Jud turned to Steven Miller, co-editor of the University of Maryland's Freedmen and Southern Society Project, where researchers analyze 2 million documents about former slaves' passage from bondage to freedom. Miller unearthed a protest letter from 45 impressed freedmen to the command of Union Gen. Benjamin Butler.
The men wrote that they were taken to Dutch Gap "at the point of the bayonet" and forced to dig for weeks without pay. When more laborers were needed "guards were then sent to take up every man that could be found indiscriminately young and old sick and well. the soldiers broke into the coulored people's houses taken sick men out of bed " A Union lieutenant endorsed the letter, writing that the men "were brought away by force" and were suffering greatly.
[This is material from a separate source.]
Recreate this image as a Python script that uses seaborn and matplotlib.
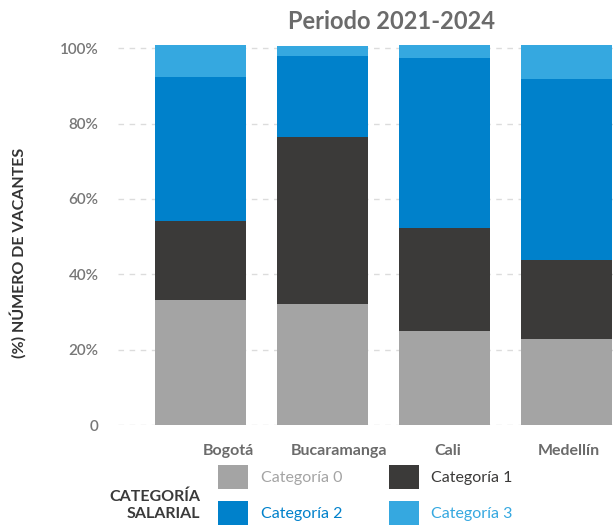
import matplotlib
matplotlib.use("Agg")
import matplotlib.pyplot as plt
from matplotlib.patches import Patch
from matplotlib.transforms import ScaledTranslation
import numpy as np
import pandas as pd
import seaborn as sns

# Share of vacancies (%) by salary category, per city
cities = ["Bogotá", "Bucaramanga", "Cali", "Medellín"]
categoria_0 = [33.2, 32.1, 25.0, 22.8]
categoria_1 = [21.0, 44.4, 27.3, 21.0]
categoria_2 = [38.2, 21.5, 45.1, 48.1]
categoria_3 = [8.5, 2.6, 3.5, 9.0]
series_names = ["Categoría 0", "Categoría 1", "Categoría 2", "Categoría 3"]
y_ticks = [0, 20, 40, 60, 80, 100]
y_tick_labels = ["0", "20%", "40%", "60%", "80%", "100%"]

colors = ["#a4a4a4", "#3b3a39", "#0081cb", "#35a8e0"]

sns.set_theme(style="white")
plt.rcParams["font.family"] = ["Lato", "DejaVu Sans"]

df = pd.DataFrame({"ciudad": cities, "c0": categoria_0, "c1": categoria_1,
                   "c2": categoria_2, "c3": categoria_3})
stack = df[["c0", "c1", "c2", "c3"]].cumsum(axis=1)

fig = plt.figure(figsize=(6.14, 5.27), dpi=100)
ax = fig.add_axes([0.1922, 0.1935, 0.8078, 0.7221])

# stacked bars: draw cumulative totals from the top segment down
for col, color in zip(["c3", "c2", "c1", "c0"], colors[::-1]):
    sns.barplot(x=df["ciudad"], y=stack[col], color=color, saturation=1,
                width=0.746, errorbar=None, ax=ax, zorder=3,
                linewidth=0, edgecolor="none")

ax.set_xlim(-0.68, 3.39)
ax.set_ylim(0, 101)
ax.set_yticks(y_ticks)
ax.set_yticklabels(y_tick_labels)
ax.set_xlabel("")
ax.set_ylabel("")
for s in ax.spines.values():
    s.set_visible(False)
ax.grid(False)
for t in y_ticks:
    ax.axhline(t, color="#dcdcdc", lw=1.0, ls=(0, (4, 4)), zorder=1)

ax.tick_params(axis="y", length=0, pad=14, labelsize=11, labelcolor="#777777")
ax.tick_params(axis="x", length=0, pad=14, labelsize=11.5, labelcolor="#6b6b6b")
for lab in ax.get_xticklabels():
    lab.set_fontweight("bold")
for lab in ax.get_yticklabels():
    lab.set_fontweight("semibold")

# nudge city labels sideways
offsets_px = [27.5, 16, 3.5, 2]
for lab, dx in zip(ax.get_xticklabels(), offsets_px):
    lab.set_transform(lab.get_transform() + ScaledTranslation(dx / 100, 0, fig.dpi_scale_trans))

fig.text(0.638, 0.96, "Periodo 2021-2024", ha="center", va="center",
         fontsize=17, fontweight="bold", color="#6b6b6b")
fig.text(0.030, 0.52, "(%) NÚMERO DE VACANTES", rotation=90, ha="center",
         va="center", fontsize=11.5, fontweight="bold", color="#333333")

handles = [Patch(facecolor=c, edgecolor="none") for c in colors]
order = [0, 2, 1, 3]
leg = fig.legend([handles[i] for i in order], [series_names[i] for i in order],
                 ncol=2, loc="upper left", bbox_to_anchor=(0.355, 0.117),
                 frameon=False, fontsize=11.5, handlelength=1.88, handleheight=1.88,
                 handletextpad=0.8, columnspacing=2.9, labelspacing=0.78,
                 borderpad=0, borderaxespad=0)
for txt, i in zip(leg.get_texts(), order):
    txt.set_color(colors[i])
fig.text(0.326, 0.041, "CATEGORÍA\nSALARIAL", ha="right", va="center",
         fontsize=11.5, fontweight="bold", color="#3a3a3a", linespacing=1.3)

fig.savefig("out.png", dpi=100)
The Union Army's impressment of freed slaves into involuntary servitude "happened pretty regularly," Miller says. Black soldiers served in the Union ranks, black laborers did much of the Army's heavy work, and "for big projects like the Dutch Gap canal they would dragoon people from wherever they could get them voluntarily if they could, and if they could not, by forced impressment."
After visiting the site, where cobblestones top heavy clay, Jud decided to commemorate the freedmen's "horrific" suffering in the fossil's name. "The reason you can dig fossils there is because of what they went through," he says. "I thought that instead of naming it after another scientist, I should name it after the people who made this discovery possible."